Tomo ciência de inúmeras propostas que visam aprimorar o Exame. Desde 2009 acompanho todas as propostas relativas ao Exame, todas cheias de idéias para melhor (ou terminar) com a prova, quase todas simplesmente inexecutáveis.

Qualquer proposta precisa passar pelo crivo da logística, do custo e da operacionalidade. Não ponderar sobre estes fatores é pedir para ter o pleito recusado.

E aí entra o lado mais visível da necessidade do Exame: são muitos os postulantes a uma carteira da OAB. São 120 mil candidatos por prova, toda prova. É muita gente!

Hoje, 15 de janeiro de 2020, chegamos a marca de 1.174.183 advogados regularmente inscritos nos quadros da Ordem. Se continuarmos neste ritmo, alcançaremos 2 milhões de inscritos em 14 anos. E isso com Exame de Ordem e tudo. Sem a prova da OAB chegaríamos a 3 milhões de "coleguinhas" da noite para o dia, sem contar com os mais de 600 mil estudantes de Direito hoje nas faculdades, que em breve também passariam a fazer partes dos quadros da entidade.

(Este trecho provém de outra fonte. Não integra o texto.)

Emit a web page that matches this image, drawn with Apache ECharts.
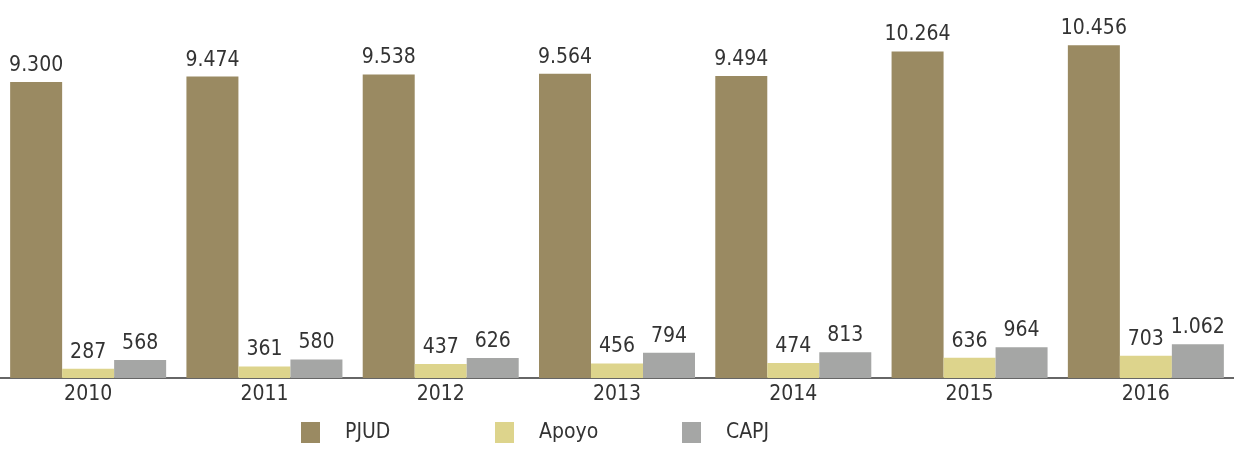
<!DOCTYPE html>
<html>
<head>
<meta charset="utf-8">
<script src="https://cdn.jsdelivr.net/npm/echarts@6/dist/echarts.min.js"></script>
<style>
	html, body { margin: 0; padding: 0; background: #fff; }
	#chart { width: 1234px; height: 451px; }
</style>
</head>
<body>
<div id="chart"></div>
<script>
const years = ['2010', '2011', '2012', '2013', '2014', '2015', '2016'];
const seriesNames = ['PJUD', 'Apoyo', 'CAPJ'];
const pjud = [9300, 9474, 9538, 9564, 9494, 10264, 10456];
const apoyo = [287, 361, 437, 456, 474, 636, 703];
const capj = [568, 580, 626, 794, 813, 964, 1062];

const FONT = '"DejaVu Sans Condensed", "Roboto", sans-serif';
const TEXT = '#333333';
const COLORS = ['#9a8a62', '#ddd48c', '#a5a6a5'];

// 10456 -> "10.456"
const fmt = (v) => String(v).replace(/\B(?=(\d{3})+(?!\d))/g, '.');

const chart = echarts.init(document.getElementById('chart'));

const barLabel = {
	show: true,
	position: 'top',
	distance: 6,
	color: TEXT,
	fontFamily: FONT,
	fontSize: 21,
	formatter: (p) => fmt(p.value)
};

const makeSeries = (name, data, color) => ({
	name: name,
	type: 'bar',
	data: data,
	barWidth: 52,
	barGap: '0%',
	itemStyle: { color: color },
	label: barLabel,
	emphasis: { disabled: true }
});

// one legend per entry so the spacing matches the original
const legendLefts = [296, 490, 677];
const legends = seriesNames.map((name, i) => ({
	left: legendLefts[i],
	top: 417,
	itemWidth: 19,
	itemHeight: 21,
	icon: 'rect',
	textStyle: {
		color: TEXT,
		fontFamily: FONT,
		fontSize: 21,
		padding: [0, 0, 0, 20]
	},
	data: [name]
}));

const option = {
	animation: false,
	grid: { left: 0, right: 0, top: 28, bottom: 73 },
	legend: legends,
	xAxis: {
		type: 'category',
		data: years,
		axisLine: { lineStyle: { color: '#333333', width: 1.5 } },
		axisTick: { show: false },
		axisLabel: {
			color: TEXT,
			fontFamily: FONT,
			fontSize: 21,
			margin: 6
		}
	},
	yAxis: {
		type: 'value',
		min: 0,
		max: 11000,
		show: false,
		splitLine: { show: false }
	},
	series: [
		makeSeries(seriesNames[0], pjud, COLORS[0]),
		makeSeries(seriesNames[1], apoyo, COLORS[1]),
		makeSeries(seriesNames[2], capj, COLORS[2])
	]
};

chart.setOption(option);
</script>
</body>
</html>
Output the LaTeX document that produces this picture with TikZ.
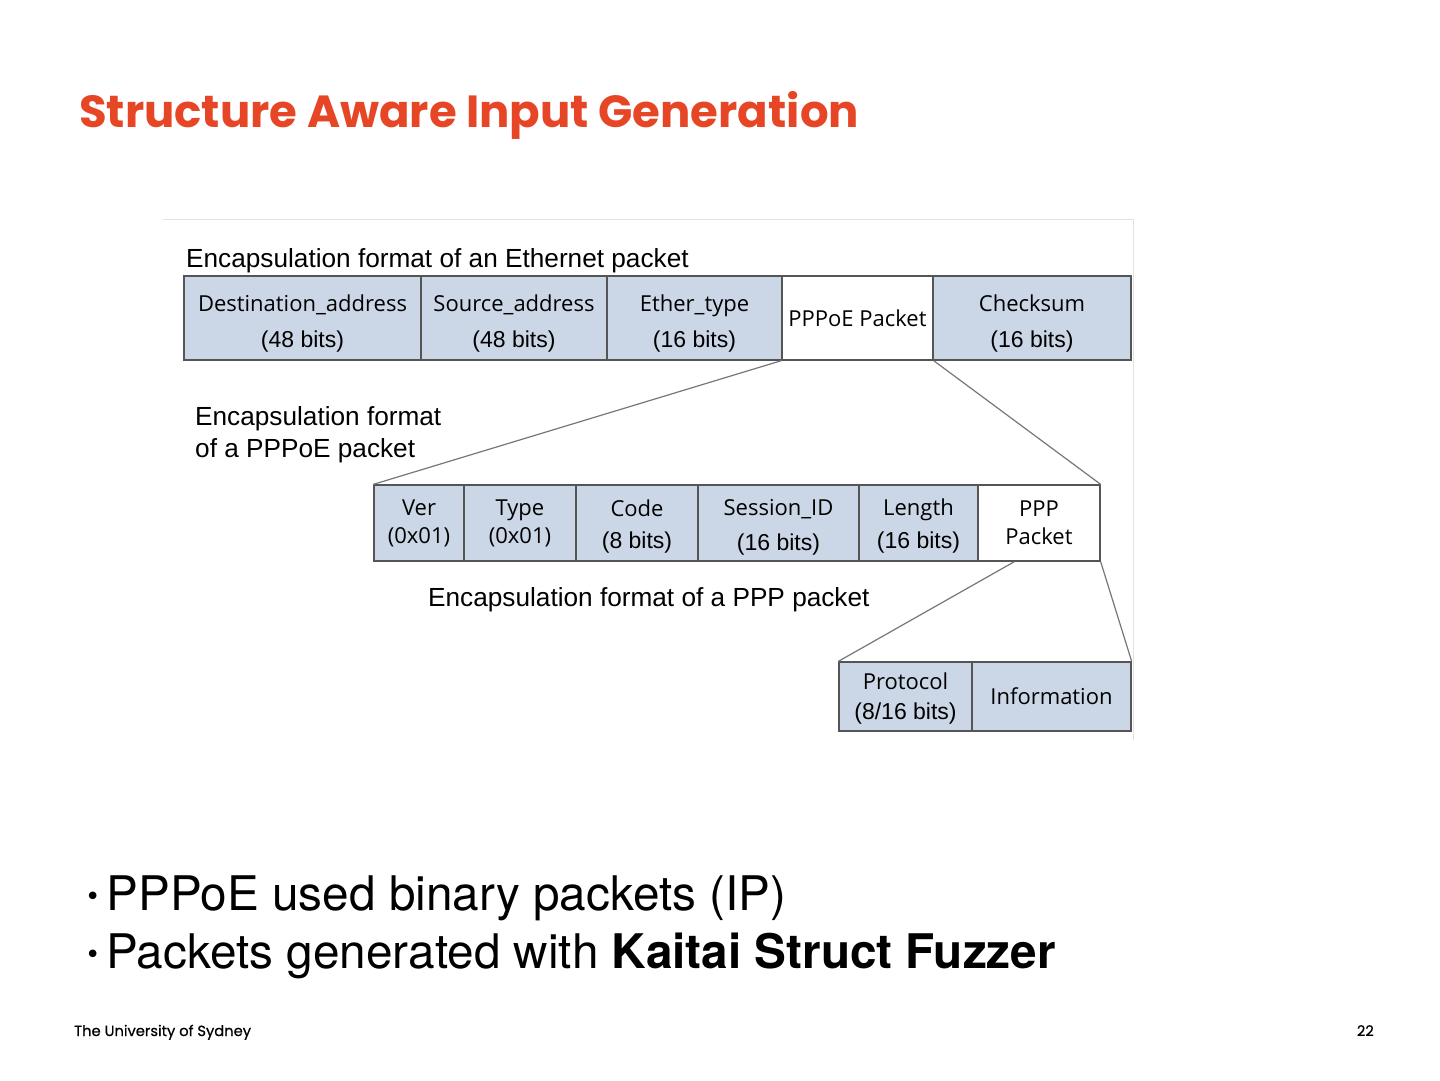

A prova é um filtro diante do descontrole do número de graduações.

Ela avalia mal, não prova nada e, ainda assim, é indispensável para a manutenção do sistema.

Seu fim significaria a implosão do Poder Judiciário em razão de uma inevitável hiperlitigação fomentada por advogados fazendo qualquer coisa pra sobreviver.

Bom...isso já acontece hoje mesmo.

O MEC botou todo o sistema em cheque ao permitir que tenhamos hoje mais de 1700 faculdades de Direito despejando bacharéis no mercado, e não vejo como esse quadro possa ser mudado. Afinal, quem vai ter peito (e força política) para contrariar os grandes grupos econômicos que controlam hoje a máquina de fazer dinheiro chamada "faculdade particular?"

Ninguém tem peito e, a bem da verdade, ninguém efetivamente quer.

Ao contrário! A ideia é expandir ainda mais!

Será que o Exame de Ordem avalia mesmo alguma coisa? Talvez sim, talvez não, mas seu formato atende ao gigantismo da graduação em Direito e sua existência impede o colapso do Poder Judiciário.

Todos querem um Exame de Ordem melhor, inclusive eu, mas cadê os elementos para implementar essas melhorias? A OAB vive sob várias pressões neste campo, vítima do MEC e de  vários governos, a partir de FHC, que acharam que quantidade é melhor do que qualidade.

A receita deste bolo falhou. E agora, faz o quê?